Introduction

The purpose of twistor diagram theory remains as first envisaged by Penrose [18]. It is to enable us to identify a new fundamental structure in twistor geometry for the description of quantum field theory (QFT) in flat space-time. This new structure should eliminate the unsatisfactory features of standard QFT, particularly the divergences and renormalisation schemes. The further hope is that a twistor-geometric formalism could explain the spectrum of observed physical particles and provide the starting point for the unification of QFT with gravity.

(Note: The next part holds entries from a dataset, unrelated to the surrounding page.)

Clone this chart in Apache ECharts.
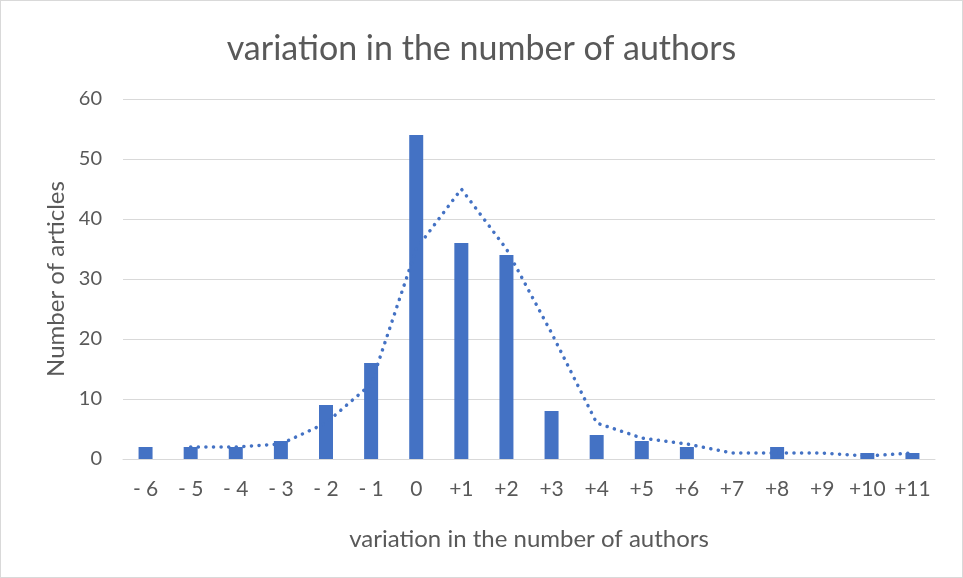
<!DOCTYPE html>
<html>
<head>
<meta charset="utf-8">
<script src="https://cdn.jsdelivr.net/npm/echarts@6/dist/echarts.min.js"></script>
<style>
html,body{margin:0;padding:0;background:#fff;}
#c{width:961px;height:576px;border:1px solid #d9d9d9;}
</style>
</head>
<body>
<div id="c"></div>
<script>
const categories = ['- 6','- 5','- 4','- 3','- 2','- 1','0','+1','+2','+3','+4','+5','+6','+7','+8','+9','+10','+11'];
const articles = [2,2,2,3,9,16,54,36,34,8,4,3,2,0,2,0,1,1];
const trend = [null,2,2,2.5,6,12.5,35,45,35,21,6,3.5,2.5,1,1,1,0.5,1];
const yTicks = [0,10,20,30,40,50,60];

const font = 'Lato, "Noto Sans", sans-serif';
const chart = echarts.init(document.getElementById('c'));
chart.setOption({
  animation:false,
  textStyle:{fontFamily:font},
  title:{text:'variation in the number of authors',left:'center',top:26,
    textStyle:{fontFamily:font,fontSize:34,fontWeight:'normal',color:'#595959'}},
  grid:{left:122,right:27,top:98,bottom:118},
  xAxis:{type:'category',data:categories,
    axisLine:{lineStyle:{color:'#d9d9d9',width:1}},axisTick:{show:false},
    axisLabel:{color:'#595959',fontSize:21,margin:20,interval:0},
    name:'variation in the number of authors',nameLocation:'middle',nameGap:68,
    nameTextStyle:{color:'#595959',fontSize:24}},
  yAxis:{type:'value',min:yTicks[0],max:yTicks[yTicks.length-1],interval:10,
    axisLine:{show:false},axisTick:{show:false},
    splitLine:{lineStyle:{color:'#d9d9d9',width:1}},
    axisLabel:{color:'#595959',fontSize:20,margin:21},
    name:'Number of articles',nameLocation:'middle',nameGap:50,
    nameTextStyle:{color:'#595959',fontSize:24}},
  series:[
    {type:'bar',data:articles,barWidth:14,itemStyle:{color:'#4472C4'}},
    {type:'line',data:trend,symbol:'none',smooth:false,connectNulls:false,
      lineStyle:{color:'#4472C4',width:3.5,type:[0.1,7.5],cap:'round'},z:3}
  ]
});
</script>
</body>
</html>
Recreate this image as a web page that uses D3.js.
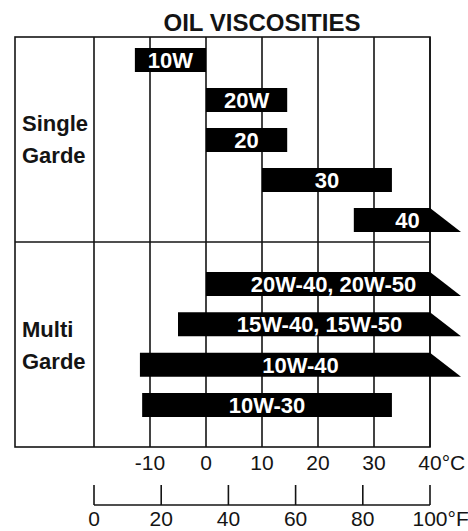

The essential character of twistor diagram theory also remains Penrose's. The idea is that twistor diagrams themselves are to play the role in a twistorial QFT of Feynman diagrams in conventional QFT. That is, they are to supply a perturbation expansion calculus for physical scattering amplitudes. The guiding principle is that in analogy to Feynman diagrams they should be defined by the systematic combination of very simple elements. These elements and the rules for combining them should be expressible in a form which is essentially combinatorial (hence appropriately represented by a diagrammatic formalism). The elements and the rules should also be manifestly finite. In the original ‘classical’ theory they were also to be manifestly conformally invariant. As such the theory was at first necessarily restricted to the description of massless fields, and indeed was envisaged originally as to be applied to massless quantum electrodynamics (QED).